Written by R.A.Stewart
In 2008 during the Global Financial Crisis, a company I had money invested in went bust. I had close to 7 grand invested in it but my initial investment was 5k. The interest rate the company offered investors was higher than what you would receive if investing for a fixed term with the banks.
I had smaller amounts invested in other companies which went bust.
The company had assets in property and I thought that at least they had assets which could cover the loan if they ever went bust. Problem was, their assets were worth less than their liabilities.
It reminds me of the 1987 sharemarket crash, also known as “Black Monday” when investors borrowed money using the value of their shares as collateral and as the value of shares increased investors were able to borrow even more.
That is until the crash when the value of their portfolio was worth less than the money owing on them.
A guy I worked with told me that he had mortgaged his house to purchase shares and was left with a debt which at that time will take years to pay off.
There are several ways in which people respond to financial setbacks such as those that have been described. Here are three:
- Stop investing in the markets
Some people who got their fingers burnt during Black Monday, stopped investing at all and just left their money in an ordinary savings account. These people may have avoided future share market shocks but they have also missed out on the market rises. Savings which are just left in a personal bank account will lose money if it is left there for any length of time when you consider the effect of inflation and taxation.
- Blame Others
During the Global Financial Crisis (GFC), a lot of investors lost money that they had invested in finance companies. A few had their entire life savings invested in some of these companies. Many blamed those in charge of the company for it going under. Not one of those who were interviewed by the TV reporter who covered their meetings took responsibility for their situation or even admitted that they made an error in placing all of their eggs in the one basket. Why did they not diversify their portfolio in order to minimize the risk of losing everything in one hit. Placing all of your eggs in the one basket is just like going to the races and putting all of your money on the one horse. It is easy to be upbeat when things are going well, but try getting along with someone who has taken a heavy loss.

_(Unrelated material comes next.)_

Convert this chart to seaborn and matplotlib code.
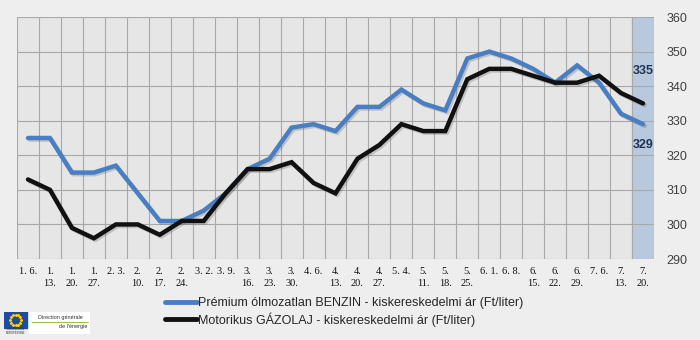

When choosing where to invest, the question one has to ask is, “How will the loss of this money affect my lifestyle?”
Greed gets the better of some people, so much so, that they ignore all of the telltale warning signs.
Financial experts warned investors about the risks of investing in financial companies which offer high interest rates, saying, “The high interest rates do not reflect the risk investors are taking with their money.”

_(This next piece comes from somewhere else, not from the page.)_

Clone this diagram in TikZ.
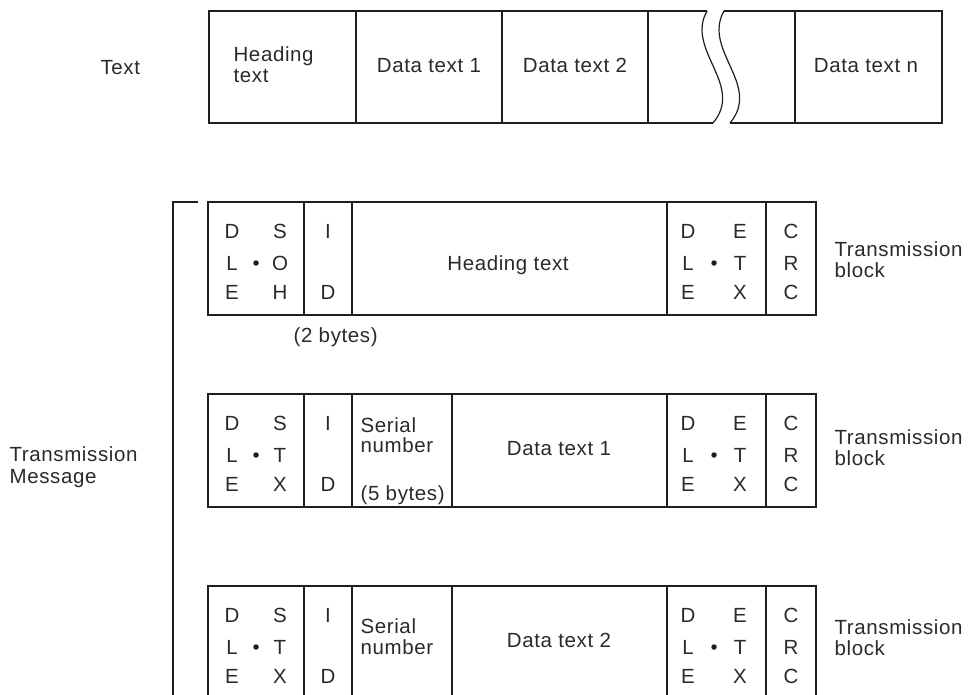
\documentclass[tikz,border=0pt]{standalone}
\usepackage{fontspec}
\setmainfont[LetterSpace=3]{Liberation Sans}
\newcommand\fsz{\fontsize{20.5}{21}\selectfont}
\definecolor{ink}{HTML}{1E1E1E}
\definecolor{txt}{HTML}{2A2A2A}
\begin{document}
\begin{tikzpicture}[x=1pt,y=-1pt, line width=1.2pt, draw=ink,
  lab/.style={inner sep=0pt, font=\fsz, text=txt},
  bw/.style={lab, anchor=base west},
  bc/.style={lab, anchor=base},
  dotm/.style={circle, fill=ink, draw=none, inner sep=0pt, minimum size=5.5pt}]
\useasboundingbox (0,0) rectangle (971,695);

% ---------- top row ----------
\node[bw] (txtlab) at (100,75) {Text};
\draw (707,11) -- (209,11) -- (209,123) -- (713,123);
\draw (724,11) -- (942,11) -- (942,123) -- (730,123);
\foreach \x in {356,502,648,795} \draw (\x,11) -- (\x,123);
\draw (707,11) .. controls (685,50) and (745,85) .. (713,123);
\draw (724,11) .. controls (702,50) and (762,85) .. (730,123);
\node[bw] (h1) at (233,62) {Heading};
\node[bw] (h2) at (233,83) {text};
\node[bc] (d1) at (429,73) {Data text 1};
\node[bc] (d2) at (575,73) {Data text 2};
\node[bc] (dn) at (866,73) {Data text n};

% ---------- bracket ----------
\coordinate (bt) at (198,202);
\coordinate (bc1) at (173,202);
\coordinate (bb) at (173,700);
\draw (bt) -- (bc1) -- (bb);
\node[bw] (tm1) at (9,461) {Transmission};
\node[bw] (tm2) at (9,483) {Message};

% ---------- blocks ----------
\foreach \T/\B/\a/\b/\c/\n in {202/315/S/O/H/1, 394/507/S/T/X/2, 586/720/S/T/X/3}{
  \draw (208,\T) rectangle (816,\B);
  \foreach \x in {304,352,667,766} \draw (\x,\T) -- (\x,\B);
  % left DLE / SOH-STX
  \node[bc] (lD\n) at (232,\T+36) {D};
  \node[bc] (lL\n) at (232,\T+68) {L};
  \node[bc] (lE\n) at (232,\T+97) {E};
  \node[bc] (la\n) at (280,\T+36) {\a};
  \node[bc] (lb\n) at (280,\T+68) {\b};
  \node[bc] (lc\n) at (280,\T+97) {\c};
  \node[dotm] (ld\n) at (256,\T+61) {};
  % ID
  \node[bc] (iI\n) at (328,\T+36) {I};
  \node[bc] (iD\n) at (328,\T+97) {D};
  % right DLE / ETX
  \node[bc] (rD\n) at (688,\T+36) {D};
  \node[bc] (rL\n) at (688,\T+68) {L};
  \node[bc] (rE\n) at (688,\T+97) {E};
  \node[bc] (re\n) at (740,\T+36) {E};
  \node[bc] (rt\n) at (740,\T+68) {T};
  \node[bc] (rx\n) at (740,\T+97) {X};
  \node[dotm] (rd\n) at (714,\T+61) {};
  % CRC
  \node[bc] (c1\n) at (791,\T+36) {C};
  \node[bc] (c2\n) at (791,\T+68) {R};
  \node[bc] (c3\n) at (791,\T+97) {C};
}
\draw (452,394) -- (452,507);
\draw (452,586) -- (452,720);

% block 1 contents
\node[bc] (ht) at (508,270) {Heading text};
\node[bw] (tb1a) at (834,256) {Transmission};
\node[bw] (tb1b) at (834,277) {block};
\node[bw] (two) at (293,342) {(2 bytes)};

% block 2 contents
\node[bw] (s2a) at (360,432) {Serial};
\node[bw] (s2b) at (360,452) {number};
\node[bw] (s2c) at (360,500) {(5 bytes)};
\node[bc] (dt1) at (559,455) {Data text 1};
\node[bw] (tb2a) at (834,444) {Transmission};
\node[bw] (tb2b) at (834,465) {block};

% block 3 contents
\node[bw] (s3a) at (360,633) {Serial};
\node[bw] (s3b) at (360,654) {number};
\node[bc] (dt2) at (559,647) {Data text 2};
\node[bw] (tb3a) at (834,634) {Transmission};
\node[bw] (tb3b) at (834,655) {block};
\end{tikzpicture}
\end{document}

- Learn from the experience
Then you can take it on the chin and accept that you made an error of judgement. Experience is an expensive teacher but you have to invest in order to gain experience and become financially literate. It is important to get over the fear of loss when investing for the long term. If you are investing for the short term such as for next summer’s vacation or for a car then you may want to invest conservatively.

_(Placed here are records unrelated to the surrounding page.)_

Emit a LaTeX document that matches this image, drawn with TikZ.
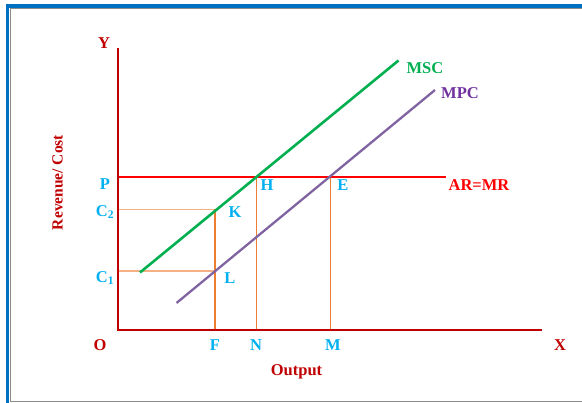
\documentclass[tikz,border=0pt]{standalone}
\usepackage{fontspec}
\setmainfont{Liberation Serif}
\definecolor{axred}{HTML}{C00000}
\definecolor{brred}{HTML}{FF0000}
\definecolor{lblue}{HTML}{00B0F0}
\definecolor{mscg}{HTML}{00B050}
\definecolor{mpcline}{HTML}{8064A2}
\definecolor{mpctext}{HTML}{7030A0}
\definecolor{orng}{HTML}{ED7D31}
\definecolor{lorng}{HTML}{F4B183}
\definecolor{frblue}{HTML}{0070C0}
\definecolor{frgrey}{HTML}{8C8C8C}
\begin{document}
\begin{tikzpicture}[x=1pt,y=-1pt,
  lbl/.style={font=\fontsize{16.5}{18}\selectfont\bfseries, inner sep=0pt},
  bluelbl/.style={lbl, text=lblue},
  redlbl/.style={lbl, text=axred},
  axis/.style={draw=axred, line width=2pt},
  guide/.style={draw=orng, line width=1.6pt},
  lguide/.style={draw=lorng, line width=1.6pt}]
\useasboundingbox (0,0) rectangle (582,403);
% frame
\draw[frgrey, line width=1pt] (10.5,402.5) -- (10.5,9) -- (582,9);
\draw[frgrey, line width=1pt] (10,402) -- (582,402);
\draw[frblue, line width=3.5pt] (7.5,403) -- (7.5,6) -- (582,6);
% coordinates
\coordinate (O) at (118,330.5);
\coordinate (Ytop) at (118,48);
\coordinate (Xend) at (542,330.5);
\coordinate (Pp) at (118,177);
\coordinate (ARend) at (446,177);
\coordinate (H) at (256.5,177);
\coordinate (E) at (330.5,177);
\coordinate (N) at (256.5,330.5);
\coordinate (M) at (330.5,330.5);
\coordinate (K) at (215,209.5);
\coordinate (L) at (215,271);
\coordinate (F) at (215,330.5);
\coordinate (C2) at (118,209.5);
\coordinate (C1) at (118,271);
\coordinate (msc1) at (140,272.5);
\coordinate (msc2) at (398.5,60.5);
\coordinate (mpc1) at (176.5,303);
\coordinate (mpc2) at (435,90);
% guides
\draw[lguide] (C2) -- (K);
\draw[lguide] (C1) -- (L);
\draw[guide] (K) -- (F);
\draw[guide] (H) -- (N);
\draw[guide] (E) -- (M);
% AR=MR line
\draw[brred, line width=2pt] (Pp) -- (ARend);
% curves
\draw[mscg, line width=2.6pt] (msc1) -- (msc2);
\draw[mpcline, line width=2.3pt] (mpc1) -- (mpc2);
% axes
\draw[axis] (Ytop) -- (O) -- (Xend);
% labels
\node[redlbl] (ly) at (104,43) {Y};
\node[redlbl] (lx) at (560,345) {X};
\node[redlbl] (lo) at (100,345) {O};
\node[redlbl] (lout) at (296.5,371.5) {Output};
\node[redlbl, rotate=90, font=\fontsize{15.5}{17}\selectfont\bfseries] (lrc) at (57.5,182.5) {Revenue/ Cost};
\node[lbl, text=brred] (lar) at (479,185) {AR=MR};
\node[lbl, text=mscg] (lmsc) at (425,68.5) {MSC};
\node[lbl, text=mpctext] (lmpc) at (460,93.5) {MPC};
\node[bluelbl] (lp) at (105,184.5) {P};
\node[bluelbl] (lh) at (267,185) {H};
\node[bluelbl] (le) at (343,185) {E};
\node[bluelbl] (lc2) at (105,212) {C\textsubscript{2}};
\node[bluelbl] (lc1) at (105,278) {C\textsubscript{1}};
\node[bluelbl] (lk) at (235,212) {K};
\node[bluelbl] (ll) at (230,278) {L};
\node[bluelbl] (lf) at (215,345) {F};
\node[bluelbl] (ln) at (256,345) {N};
\node[bluelbl] (lm) at (333,345) {M};
\end{tikzpicture}
\end{document}
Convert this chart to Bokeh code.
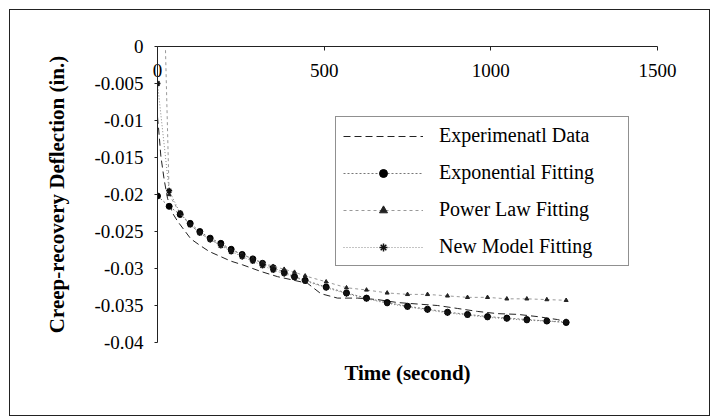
from bokeh.plotting import figure
from bokeh.models import (Range1d, FixedTicker, NumeralTickFormatter, Legend, LegendItem, Title)
from bokeh.embed import file_html
from bokeh.resources import INLINE

# ---------------- data ----------------
t_exp = [0, 5, 10, 20, 30, 45, 60, 80, 100, 125, 155, 190, 220, 255, 310, 360, 410, 450,
         490, 540, 600, 660, 720, 780, 840, 900, 960, 1020, 1080, 1140, 1200, 1226]
v_exp = [-0.0095, -0.0120, -0.0148, -0.0180, -0.0205, -0.0225, -0.0236, -0.0248, -0.0260,
         -0.0268, -0.0277, -0.0284, -0.0290, -0.0295, -0.0304, -0.0311, -0.0316, -0.0320,
         -0.0334, -0.0340, -0.0340, -0.0342, -0.0346, -0.0348, -0.0350, -0.0354, -0.0358,
         -0.0361, -0.0362, -0.0365, -0.0369, -0.0372]

t_fit = [0, 35, 68, 98, 127, 158, 190, 221, 254, 286, 315, 347, 380, 411, 443, 506, 567,
         627, 689, 750, 810, 870, 930, 990, 1048, 1108, 1168, 1226]
v_expo = [-0.0202, -0.0216, -0.0227, -0.0239, -0.0250, -0.0259, -0.0266, -0.0274, -0.0281,
          -0.0287, -0.0293, -0.0299, -0.0305, -0.0311, -0.0316, -0.0325, -0.0333, -0.0340,
          -0.0346, -0.0351, -0.0355, -0.0359, -0.0362, -0.0365, -0.0367, -0.0369, -0.0371,
          -0.0373]
v_new = [-0.0050, -0.0195, -0.0225, -0.0241, -0.0252, -0.0261, -0.0269, -0.0277, -0.0284,
         -0.0290, -0.0296, -0.0302, -0.0307, -0.0312, -0.0317, -0.0326, -0.0334, -0.0341,
         -0.0347, -0.0352, -0.0356, -0.0360, -0.0363, -0.0366, -0.0368, -0.0370, -0.0371,
         -0.0372]

t_pow = [24, 35, 68, 98, 127, 158, 190, 221, 254, 286, 315, 347, 380, 411, 443, 506, 567,
         627, 689, 750, 810, 870, 930, 990, 1048, 1108, 1168, 1226]
v_pow = [-0.0005, -0.0200, -0.0226, -0.0241, -0.0252, -0.0261, -0.0268, -0.0275, -0.0281,
         -0.0287, -0.0292, -0.0297, -0.0301, -0.0305, -0.0310, -0.0318, -0.0326, -0.0329,
         -0.0333, -0.0335, -0.0335, -0.0337, -0.0339, -0.0339, -0.0341, -0.0341, -0.0342,
         -0.0343]

x_ticks = [0, 500, 1000, 1500]
y_ticks = [0, -0.005, -0.01, -0.015, -0.02, -0.025, -0.03, -0.035, -0.04]

series_names = ["Experimenatl Data", "Exponential Fitting", "Power Law Fitting", "New Model Fitting"]
x_title = "Time (second)"
y_title = "Creep-recovery Deflection (in.)"

FONT = "Liberation Serif"

# ---------------- figure ----------------
p = figure(width=701, height=407, x_range=Range1d(0, 1500), y_range=Range1d(-0.04, 0),
           x_axis_location="above", output_backend="svg", toolbar_location=None,
           min_border_left=147, min_border_top=36, min_border_right=54, min_border_bottom=75)
p.styles = {"border": "1px solid #222", "box-sizing": "border-box",
            "margin-left": "9px", "margin-top": "9px"}
p.outline_line_color = None
p.grid.visible = False
p.background_fill_color = "white"
p.border_fill_color = "white"

# top x axis: labels pushed down below the axis line, inside the plot
xa = p.xaxis[0]
xa.ticker = FixedTicker(ticks=x_ticks)
xa.major_tick_in = 4
xa.major_tick_out = 0
xa.minor_tick_line_color = None
xa.axis_line_color = "#222"
xa.major_tick_line_color = "#222"
xa.major_label_text_font = FONT
xa.major_label_text_font_size = "19px"
xa.major_label_text_color = "black"
xa.major_label_standoff = -30

ya = p.yaxis[0]
ya.ticker = FixedTicker(ticks=y_ticks)
ya.formatter = NumeralTickFormatter(format="0.[000]")
ya.major_tick_in = 0
ya.major_tick_out = 3
ya.minor_tick_line_color = None
ya.axis_line_color = "#222"
ya.major_tick_line_color = "#222"
ya.major_label_text_font = FONT
ya.major_label_text_font_size = "19px"
ya.major_label_text_color = "black"
ya.major_label_standoff = 11
ya.axis_label = y_title
ya.axis_label_text_font = FONT
ya.axis_label_text_font_size = "21px"
ya.axis_label_text_font_style = "bold"
ya.axis_label_text_color = "black"
ya.axis_label_standoff = 22

p.add_layout(Title(text=x_title, align="center", text_font=FONT, text_font_size="21px",
                   text_font_style="bold", text_color="black", standoff=32), "below")

# ---------------- series ----------------
r_exp = p.line(t_exp, v_exp, line_color="#222", line_width=1, line_dash="7 4")

l_expo = p.line(t_fit, v_expo, line_color="#777", line_width=1, line_dash="2 2")
m_expo = p.scatter(t_fit, v_expo, marker="circle", size=6, fill_color="black", line_color="black")

l_pow = p.line(t_pow, v_pow, line_color="#999", line_width=1, line_dash="3 3")
m_pow = p.scatter(t_pow[1:], v_pow[1:], marker="triangle", size=4, fill_color="#222", line_color="#222")

l_new = p.line(t_fit, v_new, line_color="#888", line_width=1, line_dash="1 2")
m_new = p.scatter(t_fit, v_new, marker="asterisk", size=6, line_color="#111", line_width=1.5)

legend = Legend(items=[
    LegendItem(label=series_names[0], renderers=[r_exp]),
    LegendItem(label=series_names[1], renderers=[l_expo, m_expo]),
    LegendItem(label=series_names[2], renderers=[l_pow, m_pow]),
    LegendItem(label=series_names[3], renderers=[l_new, m_new]),
], location=(178, 76), padding=7, spacing=14, glyph_width=80, glyph_height=20,
   label_height=20, label_standoff=16, label_width=182,
   label_text_font=FONT, label_text_font_size="20px", label_text_color="black",
   border_line_color="#222", border_line_width=1, background_fill_alpha=1,
   background_fill_color="white", margin=0)
p.add_layout(legend, "center")

open("out.html", "w").write(file_html(p, INLINE))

The question that needs to be asked is, “How will the loss of this money affect my lifestyle?”
When I say loss, I mean if the share market drops by 5% or more. You lose only if you sell your shares. A 5% drop in the market is not a problem for those investing for the long or medium term.
The only way to get experience is to invest. Experience is your best teacher; this applies to any job or activity which you undertake. You will make mistakes; don’t beat yourself up or blame others; learn the lesson and take that into your future decisions.